▸ Collected data:
===

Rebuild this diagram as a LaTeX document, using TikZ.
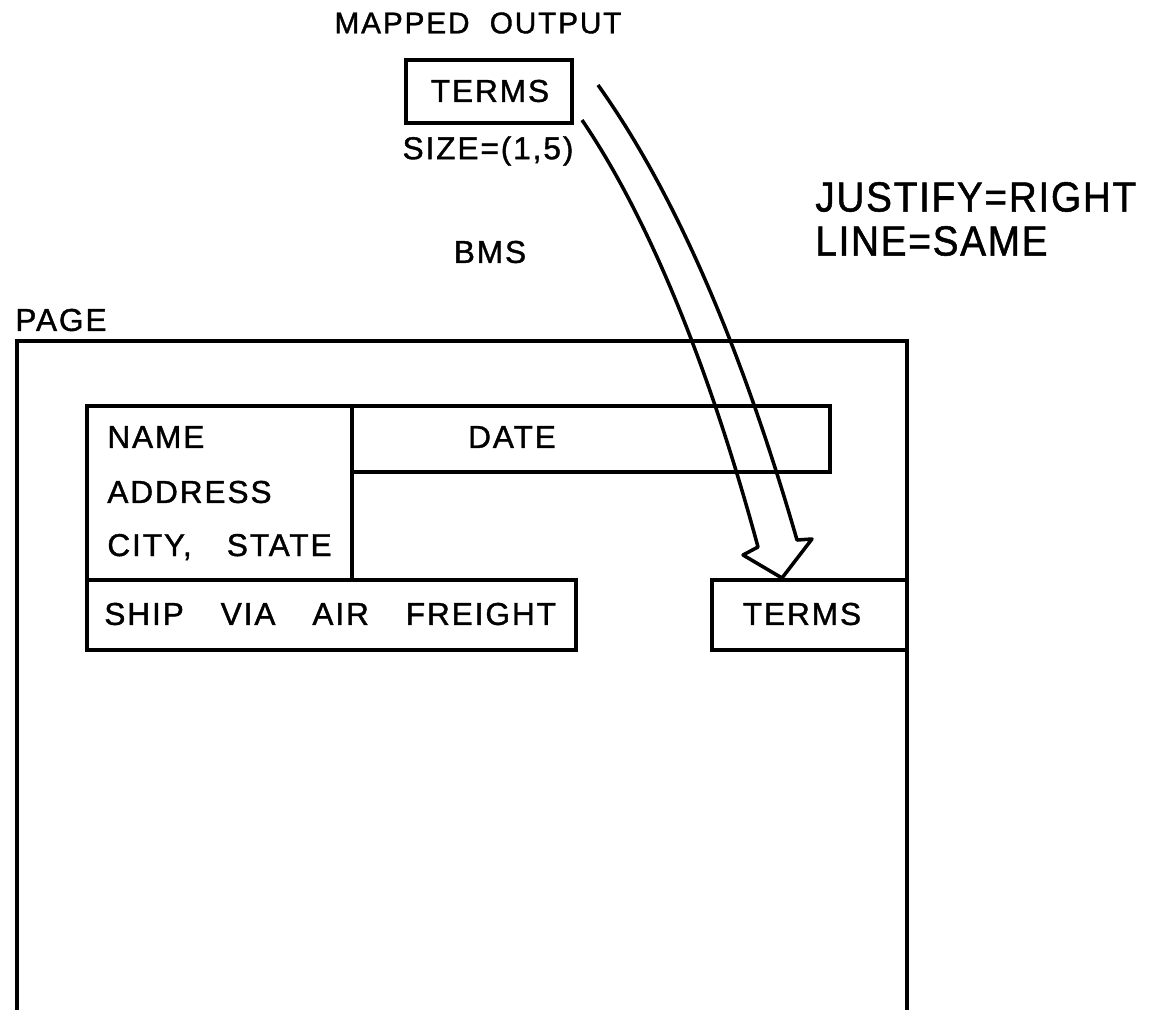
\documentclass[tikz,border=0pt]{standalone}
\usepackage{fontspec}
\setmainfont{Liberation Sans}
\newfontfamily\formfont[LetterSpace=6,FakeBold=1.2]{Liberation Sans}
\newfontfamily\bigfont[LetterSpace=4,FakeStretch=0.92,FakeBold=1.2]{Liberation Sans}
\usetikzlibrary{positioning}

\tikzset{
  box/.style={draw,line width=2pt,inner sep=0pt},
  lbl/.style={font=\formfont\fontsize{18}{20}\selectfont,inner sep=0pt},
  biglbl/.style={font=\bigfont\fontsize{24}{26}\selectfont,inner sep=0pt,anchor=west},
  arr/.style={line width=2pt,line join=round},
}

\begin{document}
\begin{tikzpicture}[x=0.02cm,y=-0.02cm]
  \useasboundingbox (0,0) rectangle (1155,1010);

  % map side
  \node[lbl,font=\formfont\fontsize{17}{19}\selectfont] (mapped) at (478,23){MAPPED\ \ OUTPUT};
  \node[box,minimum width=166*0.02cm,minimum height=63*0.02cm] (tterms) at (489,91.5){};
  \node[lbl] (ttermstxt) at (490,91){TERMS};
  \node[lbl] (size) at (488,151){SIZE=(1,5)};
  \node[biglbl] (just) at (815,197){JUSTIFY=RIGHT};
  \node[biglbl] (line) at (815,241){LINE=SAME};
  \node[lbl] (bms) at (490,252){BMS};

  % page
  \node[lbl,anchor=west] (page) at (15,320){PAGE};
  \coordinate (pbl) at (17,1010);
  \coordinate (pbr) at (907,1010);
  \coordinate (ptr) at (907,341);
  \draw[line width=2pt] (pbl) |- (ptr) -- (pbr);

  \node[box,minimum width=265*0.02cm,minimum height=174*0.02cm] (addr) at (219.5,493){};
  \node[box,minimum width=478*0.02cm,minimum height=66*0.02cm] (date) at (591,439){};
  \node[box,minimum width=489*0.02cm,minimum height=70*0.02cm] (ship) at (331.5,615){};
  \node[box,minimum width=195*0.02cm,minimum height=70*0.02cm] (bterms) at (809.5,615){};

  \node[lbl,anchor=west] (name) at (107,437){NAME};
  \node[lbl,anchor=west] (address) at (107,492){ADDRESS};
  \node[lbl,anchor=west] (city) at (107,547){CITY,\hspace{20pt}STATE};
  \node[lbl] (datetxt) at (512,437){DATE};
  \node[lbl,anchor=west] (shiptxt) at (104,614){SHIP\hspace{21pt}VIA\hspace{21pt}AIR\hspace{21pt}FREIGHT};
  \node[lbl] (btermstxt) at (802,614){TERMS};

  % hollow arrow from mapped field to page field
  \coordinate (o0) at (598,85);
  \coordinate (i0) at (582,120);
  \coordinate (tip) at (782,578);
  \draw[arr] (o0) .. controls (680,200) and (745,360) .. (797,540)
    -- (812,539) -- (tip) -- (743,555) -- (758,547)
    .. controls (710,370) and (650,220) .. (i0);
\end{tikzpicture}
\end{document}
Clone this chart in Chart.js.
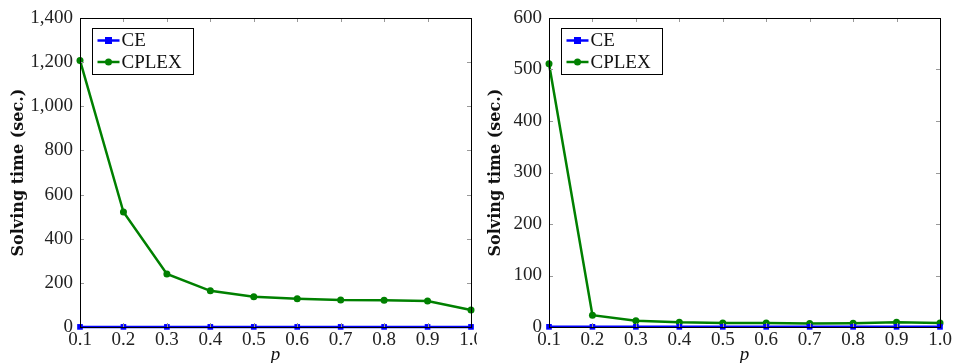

===

▸ PROBLEM TO WORK ON: Give every record back exactly as it reads, with no images.

▸ THE ANSWER:
Rebuild this diagram as a LaTeX document, using TikZ.
\documentclass[tikz,border=0pt]{standalone}
\usepackage{fontspec}
\setmainfont{Liberation Sans}
\newfontfamily\formfont[LetterSpace=6,FakeBold=1.2]{Liberation Sans}
\newfontfamily\bigfont[LetterSpace=4,FakeStretch=0.92,FakeBold=1.2]{Liberation Sans}
\usetikzlibrary{positioning}

\tikzset{
  box/.style={draw,line width=2pt,inner sep=0pt},
  lbl/.style={font=\formfont\fontsize{18}{20}\selectfont,inner sep=0pt},
  biglbl/.style={font=\bigfont\fontsize{24}{26}\selectfont,inner sep=0pt,anchor=west},
  arr/.style={line width=2pt,line join=round},
}

\begin{document}
\begin{tikzpicture}[x=0.02cm,y=-0.02cm]
  \useasboundingbox (0,0) rectangle (1155,1010);

  % map side
  \node[lbl,font=\formfont\fontsize{17}{19}\selectfont] (mapped) at (478,23){MAPPED\ \ OUTPUT};
  \node[box,minimum width=166*0.02cm,minimum height=63*0.02cm] (tterms) at (489,91.5){};
  \node[lbl] (ttermstxt) at (490,91){TERMS};
  \node[lbl] (size) at (488,151){SIZE=(1,5)};
  \node[biglbl] (just) at (815,197){JUSTIFY=RIGHT};
  \node[biglbl] (line) at (815,241){LINE=SAME};
  \node[lbl] (bms) at (490,252){BMS};

  % page
  \node[lbl,anchor=west] (page) at (15,320){PAGE};
  \coordinate (pbl) at (17,1010);
  \coordinate (pbr) at (907,1010);
  \coordinate (ptr) at (907,341);
  \draw[line width=2pt] (pbl) |- (ptr) -- (pbr);

  \node[box,minimum width=265*0.02cm,minimum height=174*0.02cm] (addr) at (219.5,493){};
  \node[box,minimum width=478*0.02cm,minimum height=66*0.02cm] (date) at (591,439){};
  \node[box,minimum width=489*0.02cm,minimum height=70*0.02cm] (ship) at (331.5,615){};
  \node[box,minimum width=195*0.02cm,minimum height=70*0.02cm] (bterms) at (809.5,615){};

  \node[lbl,anchor=west] (name) at (107,437){NAME};
  \node[lbl,anchor=west] (address) at (107,492){ADDRESS};
  \node[lbl,anchor=west] (city) at (107,547){CITY,\hspace{20pt}STATE};
  \node[lbl] (datetxt) at (512,437){DATE};
  \node[lbl,anchor=west] (shiptxt) at (104,614){SHIP\hspace{21pt}VIA\hspace{21pt}AIR\hspace{21pt}FREIGHT};
  \node[lbl] (btermstxt) at (802,614){TERMS};

  % hollow arrow from mapped field to page field
  \coordinate (o0) at (598,85);
  \coordinate (i0) at (582,120);
  \coordinate (tip) at (782,578);
  \draw[arr] (o0) .. controls (680,200) and (745,360) .. (797,540)
    -- (812,539) -- (tip) -- (743,555) -- (758,547)
    .. controls (710,370) and (650,220) .. (i0);
\end{tikzpicture}
\end{document}
Clone this chart in Chart.js.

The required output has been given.